-------- Recorded data

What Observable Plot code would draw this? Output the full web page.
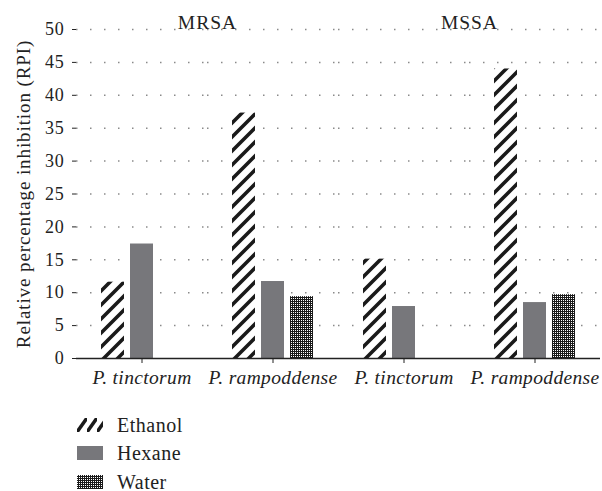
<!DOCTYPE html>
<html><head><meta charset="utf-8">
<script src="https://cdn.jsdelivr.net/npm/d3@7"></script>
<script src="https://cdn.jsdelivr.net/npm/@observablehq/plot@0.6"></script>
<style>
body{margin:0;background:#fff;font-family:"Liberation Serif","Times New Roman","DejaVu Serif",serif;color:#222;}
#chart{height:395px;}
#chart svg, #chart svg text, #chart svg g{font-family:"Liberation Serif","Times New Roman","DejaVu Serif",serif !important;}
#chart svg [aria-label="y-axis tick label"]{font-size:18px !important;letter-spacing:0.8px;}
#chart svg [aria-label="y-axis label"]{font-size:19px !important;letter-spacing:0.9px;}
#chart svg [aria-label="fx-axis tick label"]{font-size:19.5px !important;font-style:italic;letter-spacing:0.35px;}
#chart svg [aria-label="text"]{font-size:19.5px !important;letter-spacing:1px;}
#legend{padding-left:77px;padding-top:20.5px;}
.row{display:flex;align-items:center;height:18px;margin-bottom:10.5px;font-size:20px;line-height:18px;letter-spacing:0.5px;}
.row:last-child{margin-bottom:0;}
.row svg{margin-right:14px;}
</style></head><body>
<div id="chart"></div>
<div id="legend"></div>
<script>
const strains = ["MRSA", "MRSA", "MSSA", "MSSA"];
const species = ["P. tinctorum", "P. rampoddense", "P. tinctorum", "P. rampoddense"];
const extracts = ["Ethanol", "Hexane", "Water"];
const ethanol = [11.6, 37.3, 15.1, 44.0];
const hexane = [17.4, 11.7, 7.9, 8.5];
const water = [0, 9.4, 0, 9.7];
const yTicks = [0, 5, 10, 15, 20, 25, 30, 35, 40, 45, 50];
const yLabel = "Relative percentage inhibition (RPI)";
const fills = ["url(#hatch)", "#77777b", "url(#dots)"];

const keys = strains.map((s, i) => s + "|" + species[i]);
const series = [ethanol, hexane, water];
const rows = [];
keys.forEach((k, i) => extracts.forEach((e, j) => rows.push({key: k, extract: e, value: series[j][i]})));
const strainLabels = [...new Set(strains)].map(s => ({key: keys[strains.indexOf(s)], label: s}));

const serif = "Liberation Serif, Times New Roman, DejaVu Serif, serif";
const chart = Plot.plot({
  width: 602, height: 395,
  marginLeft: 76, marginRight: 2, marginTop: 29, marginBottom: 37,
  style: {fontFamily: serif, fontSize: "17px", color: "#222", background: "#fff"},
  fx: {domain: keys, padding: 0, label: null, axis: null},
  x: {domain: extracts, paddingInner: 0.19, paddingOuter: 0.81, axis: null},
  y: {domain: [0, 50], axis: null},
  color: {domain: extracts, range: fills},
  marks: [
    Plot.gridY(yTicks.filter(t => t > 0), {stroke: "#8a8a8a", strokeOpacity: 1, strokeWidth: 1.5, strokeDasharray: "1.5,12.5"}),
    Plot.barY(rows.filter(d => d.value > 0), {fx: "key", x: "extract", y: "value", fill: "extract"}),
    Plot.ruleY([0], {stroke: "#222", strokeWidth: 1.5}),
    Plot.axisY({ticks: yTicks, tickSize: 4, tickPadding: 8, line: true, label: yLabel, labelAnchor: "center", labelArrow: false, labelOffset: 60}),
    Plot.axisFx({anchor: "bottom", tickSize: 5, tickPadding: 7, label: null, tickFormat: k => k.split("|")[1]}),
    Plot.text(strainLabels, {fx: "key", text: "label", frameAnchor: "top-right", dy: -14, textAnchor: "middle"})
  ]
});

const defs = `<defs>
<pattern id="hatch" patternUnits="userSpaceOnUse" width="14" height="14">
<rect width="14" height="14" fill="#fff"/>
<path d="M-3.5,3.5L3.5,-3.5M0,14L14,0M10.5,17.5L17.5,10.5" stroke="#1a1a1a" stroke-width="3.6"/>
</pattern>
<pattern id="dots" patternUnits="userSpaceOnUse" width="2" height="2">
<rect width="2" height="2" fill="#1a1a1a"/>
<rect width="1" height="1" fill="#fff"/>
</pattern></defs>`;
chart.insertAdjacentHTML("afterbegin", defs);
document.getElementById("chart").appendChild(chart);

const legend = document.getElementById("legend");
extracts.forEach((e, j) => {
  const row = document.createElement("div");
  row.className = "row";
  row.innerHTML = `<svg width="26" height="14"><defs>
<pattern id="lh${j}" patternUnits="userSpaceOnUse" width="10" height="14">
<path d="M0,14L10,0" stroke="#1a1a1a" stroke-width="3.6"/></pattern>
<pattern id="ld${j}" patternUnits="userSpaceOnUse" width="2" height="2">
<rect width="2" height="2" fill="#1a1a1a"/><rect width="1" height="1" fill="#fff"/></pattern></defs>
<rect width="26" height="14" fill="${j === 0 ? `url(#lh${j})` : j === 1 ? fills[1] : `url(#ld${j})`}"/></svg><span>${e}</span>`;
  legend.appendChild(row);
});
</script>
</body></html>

----------------

▶ _Your objective_
Set down all the data again exactly as above, pictures excluded.

▶ _Result of this task_
What Observable Plot code would draw this? Output the full web page.
<!DOCTYPE html>
<html><head><meta charset="utf-8">
<script src="https://cdn.jsdelivr.net/npm/d3@7"></script>
<script src="https://cdn.jsdelivr.net/npm/@observablehq/plot@0.6"></script>
<style>
body{margin:0;background:#fff;font-family:"Liberation Serif","Times New Roman","DejaVu Serif",serif;color:#222;}
#chart{height:395px;}
#chart svg, #chart svg text, #chart svg g{font-family:"Liberation Serif","Times New Roman","DejaVu Serif",serif !important;}
#chart svg [aria-label="y-axis tick label"]{font-size:18px !important;letter-spacing:0.8px;}
#chart svg [aria-label="y-axis label"]{font-size:19px !important;letter-spacing:0.9px;}
#chart svg [aria-label="fx-axis tick label"]{font-size:19.5px !important;font-style:italic;letter-spacing:0.35px;}
#chart svg [aria-label="text"]{font-size:19.5px !important;letter-spacing:1px;}
#legend{padding-left:77px;padding-top:20.5px;}
.row{display:flex;align-items:center;height:18px;margin-bottom:10.5px;font-size:20px;line-height:18px;letter-spacing:0.5px;}
.row:last-child{margin-bottom:0;}
.row svg{margin-right:14px;}
</style></head><body>
<div id="chart"></div>
<div id="legend"></div>
<script>
const strains = ["MRSA", "MRSA", "MSSA", "MSSA"];
const species = ["P. tinctorum", "P. rampoddense", "P. tinctorum", "P. rampoddense"];
const extracts = ["Ethanol", "Hexane", "Water"];
const ethanol = [11.6, 37.3, 15.1, 44.0];
const hexane = [17.4, 11.7, 7.9, 8.5];
const water = [0, 9.4, 0, 9.7];
const yTicks = [0, 5, 10, 15, 20, 25, 30, 35, 40, 45, 50];
const yLabel = "Relative percentage inhibition (RPI)";
const fills = ["url(#hatch)", "#77777b", "url(#dots)"];

const keys = strains.map((s, i) => s + "|" + species[i]);
const series = [ethanol, hexane, water];
const rows = [];
keys.forEach((k, i) => extracts.forEach((e, j) => rows.push({key: k, extract: e, value: series[j][i]})));
const strainLabels = [...new Set(strains)].map(s => ({key: keys[strains.indexOf(s)], label: s}));

const serif = "Liberation Serif, Times New Roman, DejaVu Serif, serif";
const chart = Plot.plot({
  width: 602, height: 395,
  marginLeft: 76, marginRight: 2, marginTop: 29, marginBottom: 37,
  style: {fontFamily: serif, fontSize: "17px", color: "#222", background: "#fff"},
  fx: {domain: keys, padding: 0, label: null, axis: null},
  x: {domain: extracts, paddingInner: 0.19, paddingOuter: 0.81, axis: null},
  y: {domain: [0, 50], axis: null},
  color: {domain: extracts, range: fills},
  marks: [
    Plot.gridY(yTicks.filter(t => t > 0), {stroke: "#8a8a8a", strokeOpacity: 1, strokeWidth: 1.5, strokeDasharray: "1.5,12.5"}),
    Plot.barY(rows.filter(d => d.value > 0), {fx: "key", x: "extract", y: "value", fill: "extract"}),
    Plot.ruleY([0], {stroke: "#222", strokeWidth: 1.5}),
    Plot.axisY({ticks: yTicks, tickSize: 4, tickPadding: 8, line: true, label: yLabel, labelAnchor: "center", labelArrow: false, labelOffset: 60}),
    Plot.axisFx({anchor: "bottom", tickSize: 5, tickPadding: 7, label: null, tickFormat: k => k.split("|")[1]}),
    Plot.text(strainLabels, {fx: "key", text: "label", frameAnchor: "top-right", dy: -14, textAnchor: "middle"})
  ]
});

const defs = `<defs>
<pattern id="hatch" patternUnits="userSpaceOnUse" width="14" height="14">
<rect width="14" height="14" fill="#fff"/>
<path d="M-3.5,3.5L3.5,-3.5M0,14L14,0M10.5,17.5L17.5,10.5" stroke="#1a1a1a" stroke-width="3.6"/>
</pattern>
<pattern id="dots" patternUnits="userSpaceOnUse" width="2" height="2">
<rect width="2" height="2" fill="#1a1a1a"/>
<rect width="1" height="1" fill="#fff"/>
</pattern></defs>`;
chart.insertAdjacentHTML("afterbegin", defs);
document.getElementById("chart").appendChild(chart);

const legend = document.getElementById("legend");
extracts.forEach((e, j) => {
  const row = document.createElement("div");
  row.className = "row";
  row.innerHTML = `<svg width="26" height="14"><defs>
<pattern id="lh${j}" patternUnits="userSpaceOnUse" width="10" height="14">
<path d="M0,14L10,0" stroke="#1a1a1a" stroke-width="3.6"/></pattern>
<pattern id="ld${j}" patternUnits="userSpaceOnUse" width="2" height="2">
<rect width="2" height="2" fill="#1a1a1a"/><rect width="1" height="1" fill="#fff"/></pattern></defs>
<rect width="26" height="14" fill="${j === 0 ? `url(#lh${j})` : j === 1 ? fills[1] : `url(#ld${j})`}"/></svg><span>${e}</span>`;
  legend.appendChild(row);
});
</script>
</body></html>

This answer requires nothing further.